Note that, even by doing all the above, you will not see any QueueOfferResult.Dropped results. That is because you chose DropBuffer strategy. Every incoming message will be queued (therefore producing an Enqueued message), kicking out the existing buffer. If you change the strategy to DropNew, you should start seeing some Dropped messages.

0
gabrielgiussi On

I've found the answer to the problem I wrote in the comment and I think is very related to the original question so I want to add it like an answer (but the correct answer is the one from stefano).

The elements that were causing this behavior are buffers, but not the buffer that we have explicitly configured with for example map.(...).buffer(1,OverflowStrategy.dropBuffer).async, but internal buffers that are build on materialization. This buffers are exclusively implemented for performance and are part of the blueprint optimization that is performed on materialization.

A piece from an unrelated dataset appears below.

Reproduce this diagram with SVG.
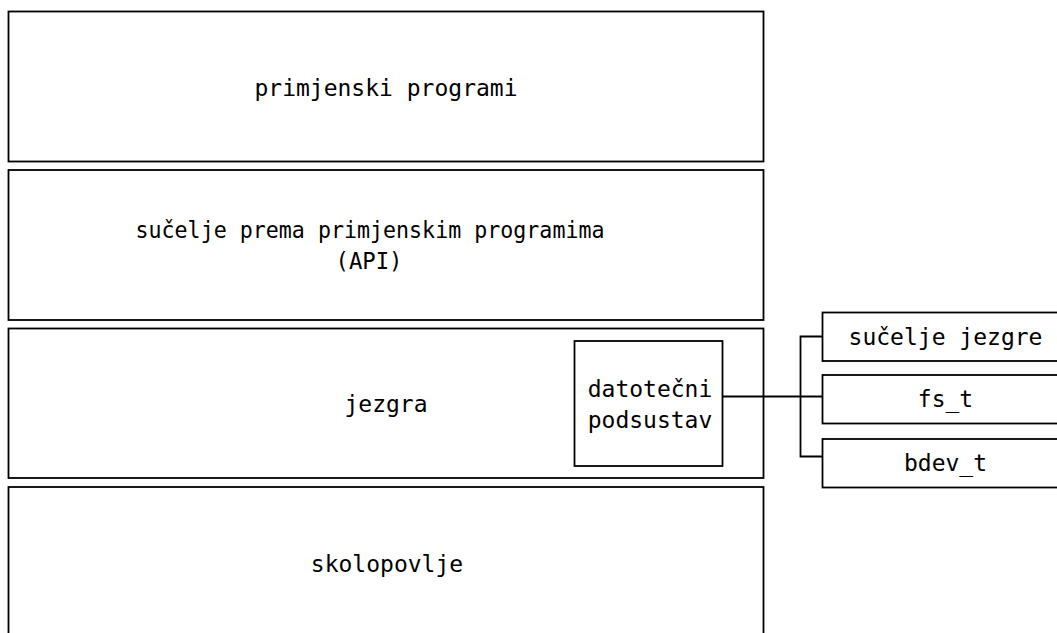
<svg xmlns="http://www.w3.org/2000/svg" width="1057" height="633" viewBox="0 0 1057 633">
  <style>
    .box { fill: #ffffff; stroke: #000000; stroke-width: 1.8; }
    .wire { fill: none; stroke: #000000; stroke-width: 1.8; }
    .lbl { font-family: "DejaVu Sans Mono", "Liberation Mono", monospace; font-size: 23px; fill: #000000; text-anchor: middle; }
  </style>
  <rect width="1057" height="633" fill="#ffffff"/>

  <!-- layer stack -->
  <g id="layer-apps">
    <rect class="box" x="8.5" y="11.5" width="755" height="150"/>
    <text class="lbl" x="386" y="96">primjenski programi</text>
  </g>
  <g id="layer-api">
    <rect class="box" x="8.5" y="170" width="755" height="150"/>
    <text class="lbl" x="370" y="238" textLength="469" lengthAdjust="spacingAndGlyphs">sučelje prema primjenskim programima</text>
    <text class="lbl" x="369" y="269" textLength="67" lengthAdjust="spacingAndGlyphs">(API)</text>
  </g>
  <g id="layer-kernel">
    <rect class="box" x="8.5" y="328.5" width="755" height="149.5"/>
    <text class="lbl" x="386" y="412">jezgra</text>
  </g>
  <g id="layer-hardware">
    <rect class="box" x="8.5" y="487" width="755" height="160"/>
    <text class="lbl" x="387" y="572">skolopovlje</text>
  </g>

  <!-- file subsystem inside the kernel -->
  <g id="fs-subsystem">
    <rect class="box" x="574.5" y="341" width="148" height="125"/>
    <text class="lbl" x="650" y="397">datotečni</text>
    <text class="lbl" x="650" y="428">podsustav</text>
  </g>

  <!-- connectors -->
  <g id="connectors">
    <path class="wire" d="M722.5 396.5 H822.5"/>
    <path class="wire" d="M822.5 336.5 H800.5 V456.5 H822.5"/>
  </g>

  <!-- subsystem parts -->
  <g id="part-kernel-iface">
    <rect class="box" x="822.5" y="312.5" width="250" height="48.5"/>
    <text class="lbl" x="945.5" y="345">sučelje jezgre</text>
  </g>
  <g id="part-fs_t">
    <rect class="box" x="822.5" y="375" width="250" height="48.5"/>
    <text class="lbl" x="945.5" y="407">fs_t</text>
  </g>
  <g id="part-bdev_t">
    <rect class="box" x="822.5" y="439" width="250" height="48.5"/>
    <text class="lbl" x="945.5" y="471">bdev_t</text>
  </g>
</svg>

While pipelining in general increases throughput, in practice there is a cost of passing an element through the asynchronous (and therefore thread crossing) boundary which is significant. To amortize this cost Akka Streams uses a windowed, batching backpressure strategy internally. It is windowed because as opposed to a Stop-And-Wait protocol multiple elements might be “in-flight” concurrently with requests for elements. It is also batching because a new element is not immediately requested once an element has been drained from the window-buffer but multiple elements are requested after multiple elements have been drained. This batching strategy reduces the communication cost of propagating the backpressure signal through the asynchronous boundary.

Is not by chance that the documentation about internal buffers is close to explicit buffers and are part of the "working with rate" section.

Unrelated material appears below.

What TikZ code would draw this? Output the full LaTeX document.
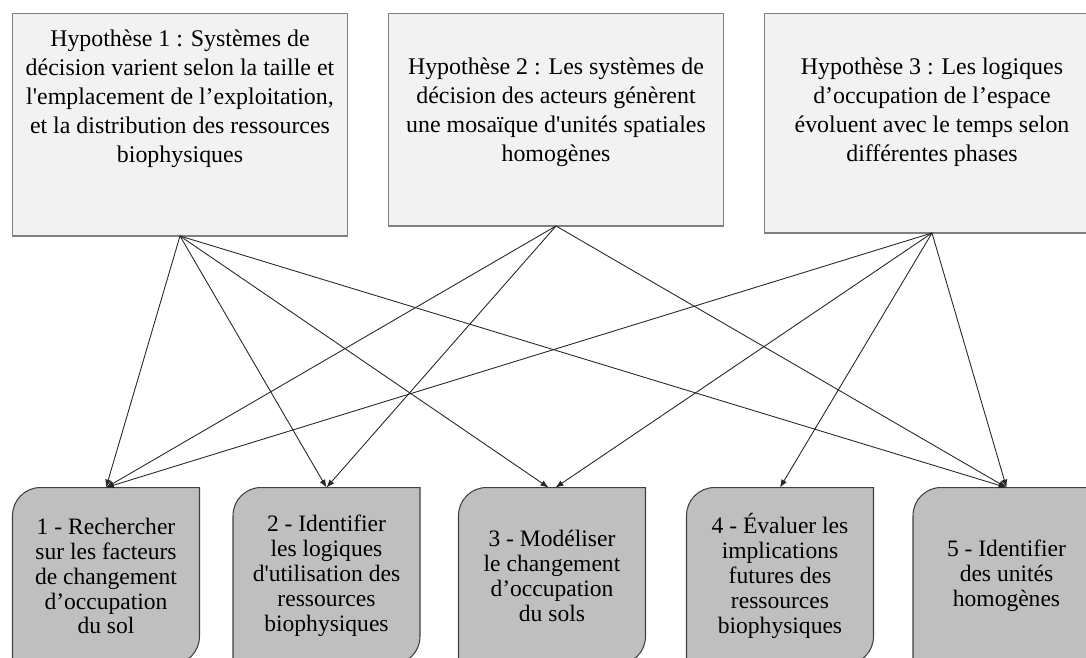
\documentclass[tikz,border=0pt]{standalone}
\usepackage{fontspec}
\setmainfont{Liberation Serif}
\usepackage{xcolor}
\usetikzlibrary{arrows.meta,backgrounds}
\definecolor{hypfill}{HTML}{F2F2F2}
\definecolor{hypline}{HTML}{7F7F7F}
\definecolor{objfill}{HTML}{BFBFBF}
\definecolor{objline}{HTML}{404040}
\newcommand{\aps}{\textquotesingle}

\begin{document}
\begin{tikzpicture}[x=0.02cm,y=-0.02cm,
  hyp/.style={draw=hypline,fill=hypfill,line width=0.6pt,minimum width=6.72cm,inner sep=0pt,outer sep=0pt},
  hyptxt/.style={align=center,font=\fontsize{13.6}{16.5}\selectfont,inner sep=0pt},
  obj/.style={minimum width=3.74cm,minimum height=3.54cm,align=center,inner sep=0pt,outer sep=0pt,font=\fontsize{13.4}{14.2}\selectfont},
  objshape/.style={draw=objline,fill=objfill,line width=0.6pt},
  arr/.style={-{Latex[length=4.5pt,width=3.5pt]},line width=0.5pt,draw=black!85}]

\useasboundingbox (0,0) rectangle (1086,657);
\clip (0,0) rectangle (1086,657);

  % hypotheses
  \node[hyp,minimum height=4.46cm] (h1) at (180,124.5) {};
  \node[hyp,minimum height=4.26cm] (h2) at (556,119.5) {};
  \node[hyp,minimum height=4.40cm] (h3) at (932,123) {};
  \node[hyptxt] (h1t) at (180,99) {Hypothèse 1 : Systèmes de\\décision varient selon la taille et\\l\aps emplacement de l’exploitation,\\et la distribution des ressources\\biophysiques};
  \node[hyptxt] (h2t) at (556,112) {Hypothèse 2 : Les systèmes de\\décision des acteurs génèrent\\une mosaïque d\aps unités spatiales\\homogènes};
  \node[hyptxt] (h3t) at (932,112) {Hypothèse 3 : Les logiques\\d’occupation de l’espace\\évoluent avec le temps selon\\différentes phases};

  % objectifs
  \node[obj] (b1) at (106,576) {1 - Rechercher\\sur les facteurs\\de changement\\d’occupation\\du sol};
  \node[obj] (b2) at (326.5,576) {2 - Identifier\\les logiques\\d\aps utilisation des\\ressources\\biophysiques};
  \node[obj] (b3) at (552,576) {3 - Modéliser\\le changement\\d’occupation\\du sols};
  \node[obj] (b4) at (780,576) {4 - Évaluer les\\implications\\futures des\\ressources\\biophysiques};
  \node[obj] (b5) at (1006.5,576) {5 - Identifier\\des unités\\homogènes};

  \begin{scope}[on background layer]
  \clip (0,0) rectangle (1086,657);
  \foreach \n in {b1,b2,b3,b4,b5}
    \draw[objshape] (\n.north east) -- ([xshift=0.56cm]\n.north west) arc[start angle=90,end angle=180,radius=0.56cm]
      -- (\n.south west) -- ([xshift=-0.56cm]\n.south east) arc[start angle=270,end angle=360,radius=0.56cm] -- cycle;
  \end{scope}

  \draw[arr] (h1.south) -- (b1.north);
  \draw[arr] (h1.south) -- (b2.north);
  \draw[arr] (h1.south) -- ([xshift=-2pt]b3.north);
  \draw[arr] (h1.south) -- (b5.north);
  \draw[arr] (h2.south) -- (b1.north);
  \draw[arr] (h2.south) -- (b2.north);
  \draw[arr] (h2.south) -- (b5.north);
  \draw[arr] (h3.south) -- (b1.north);
  \draw[arr] (h3.south) -- ([xshift=2pt]b3.north);
  \draw[arr] (h3.south) -- (b4.north);
  \draw[arr] (h3.south) -- (b5.north);
\end{tikzpicture}
\end{document}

The BatchingActorInputBoundary has the inputBuffer.

  /* Bad: same number of emitted and consumed events, i.e. DOES NOT DROP
  Emitted: 1
  Emitted: 1
  Emitted: 1
  Consumed: 1
  Emitted: 1
  Emitted: 1
  Consumed: 1
  Consumed: 1
  Consumed: 1
  Consumed: 1
  */
  def example1() {
    val c = Source.tick(500 millis, 500 millis, 1)
      .map(x => {
        println("Emitted: " + x)
        x
      })
      .buffer(1, OverflowStrategy.dropBuffer).async
      .toMat(Sink.foreach[Int](x => {
        Thread.sleep(5000)
        println("Consumed: " + x)
      }))(Keep.left)
      .run
    Thread.sleep(3000)
    c.cancel()

}

The example above that were causing unexpected (for me!) behavior can be "solved" reducing the size of the internal buffer with

.toMat(Sink.foreach[Int](x => {
            Thread.sleep(5000)
            println("Consumed: " + x)
          }))
          (Keep.left).addAttributes(Attributes.inputBuffer(initial = 1, max = 1))

Now, some elements from upstream are discarded but there is a minimal input buffer of size 1, and we obtain the following output:

Emitted: 1
Emitted: 1
Emitted: 1
Emitted: 1
Emitted: 1
Consumed: 1
Consumed: 1
Consumed: 1

I hope this answer adds value to stefano's answer.

The akka team it's always one step ahead

In general, when time or rate driven processing stages exhibit strange behavior, one of the first solutions to try should be to decrease the input buffer of the affected elements to 1.

** UPDATE: **

Konrad Malawski considered this a racy solution and had recommend me to implement this behavior as a GraphStage. Here it is.

class LastElement[A] extends GraphStage[FlowShape[A,A]] {
    private val in = Inlet[A]("last-in")
    private val out = Outlet[A]("last-out")

    override def createLogic(inheritedAttributes: Attributes): GraphStageLogic = new GraphStageLogic(shape) {
      var pushPending: Option[A] = None

      override def preStart(): Unit = pull(in)

      def pushIfAvailable() = if (isAvailable(out)) {
        pushPending.foreach(p => {
          push(out, p)
          pushPending = None
        })
      }

      setHandler(out, new OutHandler {
        override def onPull(): Unit = pushIfAvailable
      })

      setHandler(in,new InHandler {
        override def onPush(): Unit = {
          pushPending = Some(grab(in))
          pushIfAvailable
          pull(in)
        }
      })

    }

    override def shape: FlowShape[A, A] = FlowShape(in,out)
  }